• _Requirements_
Track down each line that has the word "chart" and copy it.
BEGIN Dataset extract
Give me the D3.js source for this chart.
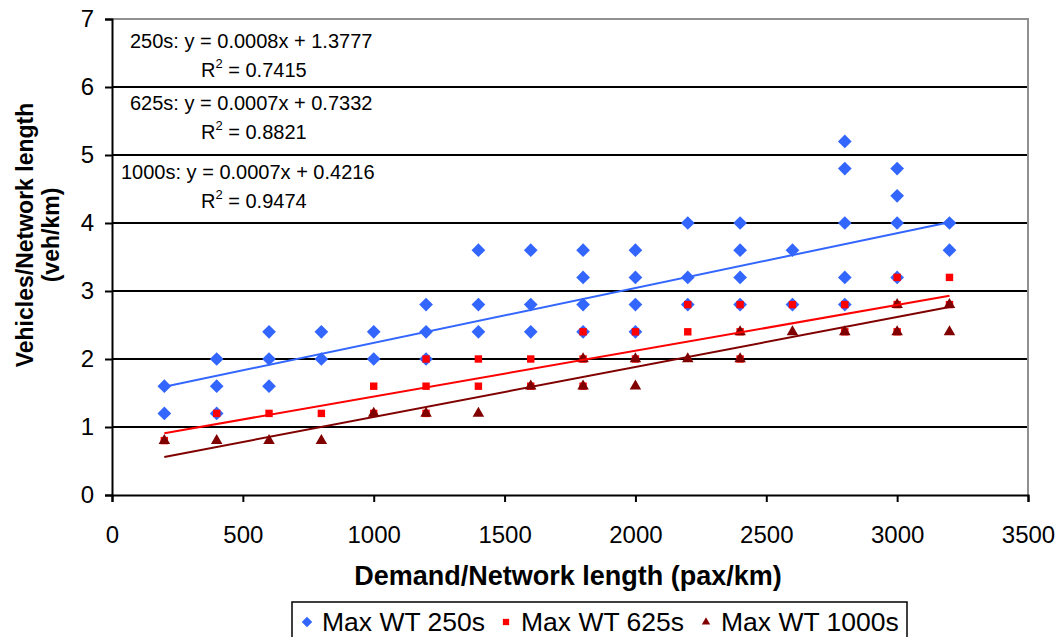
<!DOCTYPE html>
<html>
<head>
<meta charset="utf-8">
<script src="https://cdn.jsdelivr.net/npm/d3@7"></script>
<style>
  body { margin: 0; background: #fff; }
  text { font-family: "Liberation Sans", Arial, sans-serif; fill: #000; }
</style>
</head>
<body>
<svg id="chart" width="1061" height="637"></svg>
<script>
// demand levels (pax/km) and observed densities (veh/km) per series
const wt250 = [
  [200, 1.6], [200, 1.2],
  [400, 2.0], [400, 1.6], [400, 1.2],
  [600, 2.4], [600, 2.0], [600, 1.6],
  [800, 2.4], [800, 2.0],
  [1000, 2.4], [1000, 2.0],
  [1200, 2.8], [1200, 2.4], [1200, 2.0],
  [1400, 3.6], [1400, 2.8], [1400, 2.4],
  [1600, 3.6], [1600, 2.8], [1600, 2.4],
  [1800, 3.6], [1800, 3.2], [1800, 2.8], [1800, 2.4],
  [2000, 3.6], [2000, 3.2], [2000, 2.8], [2000, 2.4],
  [2200, 4.0], [2200, 3.2], [2200, 2.8],
  [2400, 4.0], [2400, 3.6], [2400, 3.2], [2400, 2.8],
  [2600, 3.6], [2600, 2.8],
  [2800, 5.2], [2800, 4.8], [2800, 4.0], [2800, 3.2], [2800, 2.8],
  [3000, 4.8], [3000, 4.4], [3000, 4.0], [3000, 3.2],
  [3200, 4.0], [3200, 3.6]
];
const wt625 = [
  [200, 0.8],
  [400, 1.2], [600, 1.2], [800, 1.2],
  [1000, 1.6], [1000, 1.2],
  [1200, 2.0], [1200, 1.6], [1200, 1.2],
  [1400, 2.0], [1400, 1.6],
  [1600, 2.0], [1600, 1.6],
  [1800, 2.4], [1800, 2.0], [1800, 1.6],
  [2000, 2.4], [2000, 2.0],
  [2200, 2.8], [2200, 2.4],
  [2400, 2.8], [2400, 2.4], [2400, 2.0],
  [2600, 2.8],
  [2800, 2.8], [2800, 2.4],
  [3000, 3.2], [3000, 2.8], [3000, 2.4],
  [3200, 3.2], [3200, 2.8]
];
const wt1000 = [
  [200, 0.8], [400, 0.8], [600, 0.8], [800, 0.8],
  [1000, 1.2], [1200, 1.2], [1400, 1.2],
  [1600, 1.6],
  [1800, 2.0], [1800, 1.6],
  [2000, 2.0], [2000, 1.6],
  [2200, 2.0],
  [2400, 2.4], [2400, 2.0],
  [2600, 2.4], [2800, 2.4],
  [3000, 2.8], [3000, 2.4],
  [3200, 2.8], [3200, 2.4]
];

// linear trendlines as drawn (slope, intercept), spanning x 200..3200
const trendSlope = [0.000807, 0.000673, 0.000735];
const trendIntercept = [1.43, 0.775, 0.413];
const trendRange = [200, 3200];

const seriesNames = ['Max WT 250s', 'Max WT 625s', 'Max WT 1000s'];
const seriesColors = ['#3366ff', '#ff0000', '#800000'];
const seriesShapes = [d3.symbolDiamond2, d3.symbolSquare2, d3.symbolTriangle2];

const eqLabels = [
  ['250s: y = 0.0008x + 1.3777', '0.7415'],
  ['625s: y = 0.0007x + 0.7332', '0.8821'],
  ['1000s: y = 0.0007x + 0.4216', '0.9474']
];

const xTicks = [0, 500, 1000, 1500, 2000, 2500, 3000, 3500];
const yTicks = [0, 1, 2, 3, 4, 5, 6, 7];

const svg = d3.select('#chart');
const plotLeft = 112, plotRight = 1028, plotTop = 19, plotBottom = 495;

const x = d3.scaleLinear().domain([0, 3500]).range([plotLeft, plotRight]);
const y = d3.scaleLinear().domain([0, 7]).range([plotBottom, plotTop]);

// horizontal gridlines
svg.append('g')
  .selectAll('line')
  .data(yTicks.filter((t) => t > 0))
  .join('line')
  .attr('x1', plotLeft).attr('x2', plotRight)
  .attr('y1', (d) => y(d)).attr('y2', (d) => y(d))
  .attr('stroke', '#000')
  .attr('stroke-width', 2);

// grey plot border on top and right
svg.append('path')
  .attr('d', `M${plotLeft},${plotTop}H${plotRight}V${plotBottom}`)
  .attr('fill', 'none')
  .attr('stroke', '#909090')
  .attr('stroke-width', 2);

// axes
const xAxis = svg.append('g')
  .attr('transform', `translate(0,${plotBottom})`)
  .call(d3.axisBottom(x).tickValues(xTicks).tickSize(7).tickPadding(24).tickFormat(d3.format('d')));
const yAxis = svg.append('g')
  .attr('transform', `translate(${plotLeft},0)`)
  .call(d3.axisLeft(y).tickValues(yTicks).tickSize(7).tickPadding(11).tickFormat(d3.format('d')));

[xAxis, yAxis].forEach((ax) => {
  ax.select('.domain').attr('stroke', '#000').attr('stroke-width', 2);
  ax.selectAll('.tick line').attr('stroke', '#000').attr('stroke-width', 2);
  ax.selectAll('.tick text')
    .attr('font-family', '"Liberation Sans", Arial, sans-serif')
    .attr('font-size', 24)
    .attr('fill', '#000');
});

// scatter points
[wt250, wt625, wt1000].forEach((data, i) => {
  const sym = d3.symbol().type(seriesShapes[i]).size(i === 0 ? 120 : (i === 1 ? 70 : 95));
  svg.append('g')
    .selectAll('path')
    .data(data)
    .join('path')
    .attr('transform', (d) => `translate(${x(d[0])},${y(d[1])})`)
    .attr('d', sym)
    .attr('fill', seriesColors[i]);
});

// trendlines
trendSlope.forEach((m, i) => {
  svg.append('line')
    .attr('x1', x(trendRange[0]))
    .attr('y1', y(m * trendRange[0] + trendIntercept[i]))
    .attr('x2', x(trendRange[1]))
    .attr('y2', y(m * trendRange[1] + trendIntercept[i]))
    .attr('stroke', seriesColors[i])
    .attr('stroke-width', 2);
});

// equation labels
const eqX = [130, 130, 121];
const eqY = [48, 110, 179];
eqLabels.forEach((lab, i) => {
  svg.append('text')
    .attr('x', eqX[i]).attr('y', eqY[i])
    .attr('font-size', 20)
    .text(lab[0]);
  const r = svg.append('text')
    .attr('x', 201).attr('y', eqY[i] + 29)
    .attr('font-size', 20);
  r.append('tspan').text('R');
  r.append('tspan').attr('dy', -9).attr('font-size', 13).text('2');
  r.append('tspan').attr('dy', 9).text(' = ' + lab[1]);
});

// axis titles
svg.append('text')
  .attr('x', 568).attr('y', 585)
  .attr('text-anchor', 'middle')
  .attr('font-size', 27)
  .attr('font-weight', 'bold')
  .text('Demand/Network length (pax/km)');

const yTitle = svg.append('text')
  .attr('transform', 'translate(0,235) rotate(-90)')
  .attr('text-anchor', 'middle')
  .attr('font-size', 23)
  .attr('font-weight', 'bold');
yTitle.append('tspan').attr('x', 0).attr('y', 33).text('Vehicles/Network length');
yTitle.append('tspan').attr('x', 0).attr('y', 59).text('(veh/km)');

// legend
const legend = svg.append('g');
legend.append('rect')
  .attr('x', 292).attr('y', 602)
  .attr('width', 615).attr('height', 44)
  .attr('fill', '#fff')
  .attr('stroke', '#000')
  .attr('stroke-width', 1.5);
const legX = [307, 506, 706];
seriesNames.forEach((name, i) => {
  legend.append('path')
    .attr('transform', `translate(${legX[i]},622)`)
    .attr('d', d3.symbol().type(seriesShapes[i]).size(i === 0 ? 70 : 50)())
    .attr('fill', seriesColors[i]);
  legend.append('text')
    .attr('x', legX[i] + 15).attr('y', 631)
    .attr('font-size', 26.5)
    .text(name);
});
</script>
</body>
</html>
END Dataset extract
• _Problem solution_
Give me the D3.js source for this chart.
<svg id="chart" width="1061" height="637"></svg>
const svg = d3.select('#chart');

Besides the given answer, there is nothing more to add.